«Домом» оказался особняк в испанском стиле, приютившийся на Малхолланд-драйв; оттуда открывался вид на долину Сан-Фернандо. К дому прилагались маленькая симпатичная лужайка перед окнами и аккуратный, ухоженный задний двор. Двери в особняке оказались стеклянными, раздвижными: ощущение, что живешь прямо среди кактусов. На первом этаже – огромная гостиная, столовая, комната отдыха и кухня с устроенным прямо за ней кинозалом. На втором – три большие спальни. Стены и потолок в главной спальне были вручную расписаны в цвета заката: их оттенки точь-в-точь совпадали с теми, что появлялись на экране в фильме «Алиса здесь больше не живет». Особняк мне понравился. Хотелось только добавить розарий перед окнами и яркие цветные клумбы по периметру двора.

«Таксиста» снимали в Нью-Йорке, но монтаж и остальной постпродакшн делали в Бербанке. По утрам Мартин вскакивал и уезжал на студию, где и пропадал в монтажной почти весь день. Я оставалась дома и писала, глядя на долину, раскинувшуюся за стеклянными дверьми. Своей машины у меня не было, а у Мартина, кроме «лотуса», в гараже стоял только винтажный «корвет», довольно сложный в управлении. Ездить на нем я опасалась и поэтому, по сути, оказалась взаперти. Мне больше ничего не оставалось делать, кроме как писать.

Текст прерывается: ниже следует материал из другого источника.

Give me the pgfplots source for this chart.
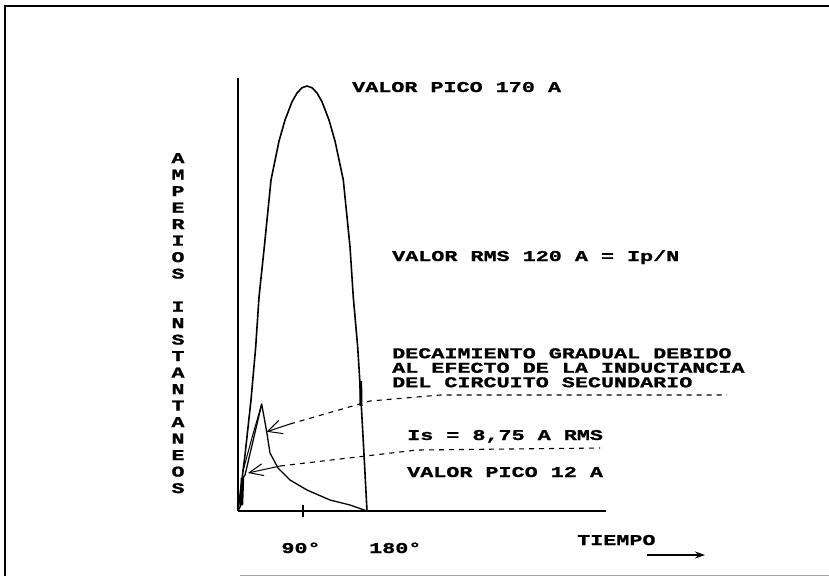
\documentclass[border=0pt]{standalone}
\usepackage{pgfplots}
\pgfplotsset{compat=1.18}
\usetikzlibrary{arrows.meta}
\usepackage{fontspec}
\setmainfont{Liberation Mono}
\newfontfamily\dotfont[FakeStretch=1.45, BoldFeatures={FakeBold=1.2}]{Liberation Mono}
\newcommand\df{\dotfont\bfseries\fontsize{15}{14.5}\selectfont}
\begin{document}
\begin{tikzpicture}[x=1pt,y=1pt]
\useasboundingbox (0,0) rectangle (829,-576);
% frame
\draw[line width=2pt] (5,-576) -- (5,-6) -- (829,-6);
\draw[line width=0.8pt, black!35] (240,-575) -- (829,-575);
\begin{axis}[at={(238pt,-511pt)}, anchor=south west,
  scale only axis, width=368pt, height=433pt,
  xmin=0, xmax=509.5, ymin=0, ymax=173.2,
  axis x line=bottom, axis y line=left,
  axis line style={line width=1.5pt,-},
  ytick=\empty, xtick={90}, xticklabels={},
  major tick length=12pt, tick align=center,
  tick style={line width=1.2pt,black},
  clip=false]
% primary current (half cycle)
\addplot[black, line width=1.6pt, line join=round] coordinates {
(0,0) (9.7,22.4) (18.0,44.4) (24.5,65.6) (29.1,85.6) (36.4,105.6) (45.7,132.4)
(56.8,148) (65.1,156.4) (74.8,163.7) (81.7,167.2) (88.6,169.3) (95.5,170)
(102.5,169.3) (109.4,167.2) (116.3,163.7) (126.0,156.4) (134.3,148)
(145.8,132.4) (155.1,105.6) (159.6,85.6) (165.7,65.6)
(170.3,44.4) (174.5,22.4) (178.6,0)};
% secondary current
\addplot[black, line width=1.3pt, line join=round] coordinates {
(0,0) (4.2,2.4) (6.9,13.2) (9.7,14.4) (32.8,42.8) (39.7,31.7) (44.3,23.2) (55.4,17.2)
(72.0,12.4) (95.5,8.4) (127.4,4.4) (155.1,2.4) (178.6,0)};
\addplot[black, line width=1pt] coordinates {(6.9,16) (20,30) (32.8,42.8)};
\addplot[black, line width=3.5pt] coordinates {(4.8,2.4) (6.2,13.2)};
\addplot[black, line width=3pt] coordinates {(169.8,52) (170.3,42)};
% annotation lines
\addplot[black, line width=1.1pt, dash pattern=on 5pt off 5pt] coordinates {(72,34.8) (182.8,44) (279.7,46.4) (677.1,46.4)};
\addplot[black, line width=1pt, -{Straight Barb[length=14pt,width=14pt]}] coordinates {(72,34.8) (39.7,31.7)};
\addplot[black, line width=1.1pt, dash pattern=on 5pt off 5pt] coordinates {(58.2,18) (247.8,24.4) (501.2,25.2)};
\addplot[black, line width=1pt, -{Straight Barb[length=14pt,width=12pt]}] coordinates {(58.2,18) (13.8,15.2)};
\end{axis}
% texts
\node[anchor=base west, inner sep=0, font=\df] at (352,-92) {VALOR PICO 170 A};
\node[anchor=base west, inner sep=0, font=\df] at (392,-261) {VALOR RMS 120 A = Ip/N};
\node[anchor=north west, inner sep=0, align=left, font=\df] at (392,-348) {DECAIMIENTO GRADUAL DEBIDO\\AL EFECTO DE LA INDUCTANCIA\\DEL CIRCUITO SECUNDARIO};
\node[anchor=base west, inner sep=0, font=\df] at (407,-440) {Is = 8,75 A RMS};
\node[anchor=base west, inner sep=0, font=\df] at (407,-477) {VALOR PICO 12 A};
\node[anchor=base, inner sep=0, font=\df] at (301,-553) {90°};
\node[anchor=base west, inner sep=0, font=\df] at (369,-553) {180°};
\node[anchor=base west, inner sep=0, font=\df] at (577,-545) {TIEMPO};
\draw[line width=1.3pt, -{Stealth[length=10pt,width=7pt]}] (647,-555) -- (705,-555);
\node[anchor=north, inner sep=0, align=center, font=\dotfont\bfseries\fontsize{15}{16.5}\selectfont] at (178,-153) {A\\M\\P\\E\\R\\I\\O\\S\\\mbox{}\\I\\N\\S\\T\\A\\N\\T\\A\\N\\E\\O\\S};
\end{tikzpicture}
\end{document}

«Джулия, тебе нужно время, чтобы привыкнуть», – успокаивала я себя, но притерпеться к долгим дням в пустом доме что-то никак не получалось. Кроме всего прочего, мне пришлось столкнуться с тем, чего я никак не ожидала. Мартину не нравилось, когда я встречалась со старыми приятелями – многие из которых были мужчинами. Так уж сложилось, что в Лос-Анджелесе у меня было не очень много друзей, а среди тех, кто имелся, в основном оказались писатели и журналисты, бывшие коллеги по Rolling Stone – почти сплошь плохие мальчики, признаю. Обедая с кем-то из этой компании, я неизменно позволяла себе выпить. Мартина это не устраивало. Его беспокоило мое беспечное отношение к алкоголю. Когда мы еще жили в Нью-Йорке, он пытался ограничивать меня, позволяя выпить только один бокал вина за ужином. Вскоре я поняла, что только дразню себя этим: после одного-единственного бокала всегда хотелось еще и еще. Порой я выпивала украдкой – приходила ужинать раньше Мартина и успевала быстро опустошить бокал-другой, прежде чем появлялся Скорсезе и можно было заказать себе «официальный» напиток.

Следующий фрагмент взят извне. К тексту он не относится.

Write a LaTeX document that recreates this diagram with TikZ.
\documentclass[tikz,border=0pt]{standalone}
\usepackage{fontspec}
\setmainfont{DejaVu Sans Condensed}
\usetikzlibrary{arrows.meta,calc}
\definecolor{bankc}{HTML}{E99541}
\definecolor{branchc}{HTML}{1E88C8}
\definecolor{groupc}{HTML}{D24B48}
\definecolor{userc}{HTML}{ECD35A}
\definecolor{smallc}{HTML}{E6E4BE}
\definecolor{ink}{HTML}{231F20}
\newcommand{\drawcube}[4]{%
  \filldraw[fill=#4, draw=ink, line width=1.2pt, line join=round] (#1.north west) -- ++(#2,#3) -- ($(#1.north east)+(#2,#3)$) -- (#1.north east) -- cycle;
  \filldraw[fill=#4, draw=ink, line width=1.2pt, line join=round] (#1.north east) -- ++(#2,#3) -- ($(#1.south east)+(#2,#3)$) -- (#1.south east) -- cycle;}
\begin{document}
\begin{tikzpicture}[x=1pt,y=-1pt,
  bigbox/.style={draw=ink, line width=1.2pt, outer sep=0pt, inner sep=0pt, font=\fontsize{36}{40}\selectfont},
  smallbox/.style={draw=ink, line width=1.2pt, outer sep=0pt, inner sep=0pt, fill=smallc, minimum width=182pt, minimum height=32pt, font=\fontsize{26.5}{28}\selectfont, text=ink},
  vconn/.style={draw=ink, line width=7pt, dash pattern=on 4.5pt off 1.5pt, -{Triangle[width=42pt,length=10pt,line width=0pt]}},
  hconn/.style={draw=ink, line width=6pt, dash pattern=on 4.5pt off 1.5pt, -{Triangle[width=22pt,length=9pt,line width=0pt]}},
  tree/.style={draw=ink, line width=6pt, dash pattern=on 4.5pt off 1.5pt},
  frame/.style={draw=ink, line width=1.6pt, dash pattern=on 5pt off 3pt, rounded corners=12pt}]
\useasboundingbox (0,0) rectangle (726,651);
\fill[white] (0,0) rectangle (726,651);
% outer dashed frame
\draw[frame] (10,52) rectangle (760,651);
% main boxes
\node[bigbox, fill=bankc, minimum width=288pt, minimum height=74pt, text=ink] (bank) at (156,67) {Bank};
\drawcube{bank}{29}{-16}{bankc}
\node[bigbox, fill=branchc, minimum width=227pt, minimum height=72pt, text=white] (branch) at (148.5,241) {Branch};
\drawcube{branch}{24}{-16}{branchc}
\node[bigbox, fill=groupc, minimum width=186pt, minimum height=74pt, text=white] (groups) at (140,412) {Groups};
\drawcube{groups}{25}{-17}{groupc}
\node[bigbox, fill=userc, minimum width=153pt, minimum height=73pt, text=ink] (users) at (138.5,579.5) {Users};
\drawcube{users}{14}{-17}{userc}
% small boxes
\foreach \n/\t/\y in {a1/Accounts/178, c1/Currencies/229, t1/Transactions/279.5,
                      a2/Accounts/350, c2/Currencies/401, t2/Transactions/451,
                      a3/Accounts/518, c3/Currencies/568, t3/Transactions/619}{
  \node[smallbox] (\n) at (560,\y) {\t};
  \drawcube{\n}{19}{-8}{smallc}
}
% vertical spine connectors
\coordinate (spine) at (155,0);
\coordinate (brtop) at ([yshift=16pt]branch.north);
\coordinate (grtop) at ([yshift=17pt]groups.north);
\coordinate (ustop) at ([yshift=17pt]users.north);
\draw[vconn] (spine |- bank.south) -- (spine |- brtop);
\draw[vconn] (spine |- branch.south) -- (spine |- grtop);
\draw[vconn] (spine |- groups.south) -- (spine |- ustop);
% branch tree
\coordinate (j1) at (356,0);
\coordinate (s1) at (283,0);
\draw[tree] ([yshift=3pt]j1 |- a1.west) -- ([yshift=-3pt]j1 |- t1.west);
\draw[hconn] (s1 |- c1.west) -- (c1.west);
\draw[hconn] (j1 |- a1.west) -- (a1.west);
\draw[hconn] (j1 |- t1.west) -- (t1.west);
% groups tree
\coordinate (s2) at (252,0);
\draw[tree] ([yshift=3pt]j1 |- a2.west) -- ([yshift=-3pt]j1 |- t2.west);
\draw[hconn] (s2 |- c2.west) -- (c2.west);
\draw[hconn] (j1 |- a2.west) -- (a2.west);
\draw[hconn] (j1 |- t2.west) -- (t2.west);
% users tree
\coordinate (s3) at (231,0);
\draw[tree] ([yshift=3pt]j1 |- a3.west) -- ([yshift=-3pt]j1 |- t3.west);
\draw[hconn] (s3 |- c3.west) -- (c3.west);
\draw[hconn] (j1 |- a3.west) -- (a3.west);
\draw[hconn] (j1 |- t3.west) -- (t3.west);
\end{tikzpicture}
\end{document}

Мне было стыдно за собственное лукавство, и одновременно я бунтовала против установленных «квот». Один бокал белого вина – это просто мизер; да и, в конце концов, кто такой этот Мартин, чтобы указывать мне, пить или не пить? Когда мы познакомились, я уже выпивала. Тогда никто бы не назвал меня алкоголичкой, но позже Мартин как-то признался: посмотрев «Острие бритвы», он всерьез испугался за меня – из-за того, что я очень много пью. Для героини того фильма выпивка оказалась смертельной. Я же по-прежнему воспринимала алкоголь как нечто совершенно нормальное, как часть писательской жизни. Я курила, я пила, я ругалась. Все это было частью моего образа «крутой девчонки». Лилиан Хеллман пила. Дороти Паркер тоже. Да, господи, немного алкоголя еще никому не вредило… но то «немного», а я уже давно перешагнула эту черту.

По мнению Мартина, если кто мне и был нужен, так это парочка понимающих подружек, которым можно было бы довериться. С этой мыслью он познакомил меня с астрологом Дитой Салливан. Она быстро набросала несколько астрологических схем – посмотреть, насколько мы с Мартином совместимы, и заявила: да вы просто созданы друг для друга! Перспективы у нас были чрезвычайно благоприятные. Лучащаяся оптимизмом Дита быстро стала близкой моей подругой. В отличие от меня, она не пила, и одно ее присутствие рядом часто усмиряло мою жажду алкоголя, по крайней мере на какое-то время. С точки зрения Диты и астрологии мой переезд в Лос-Анджелес и отношения с Мартином были предопределены «возвращением Сатурна». Так сложились звезды! Все должно было начаться заново.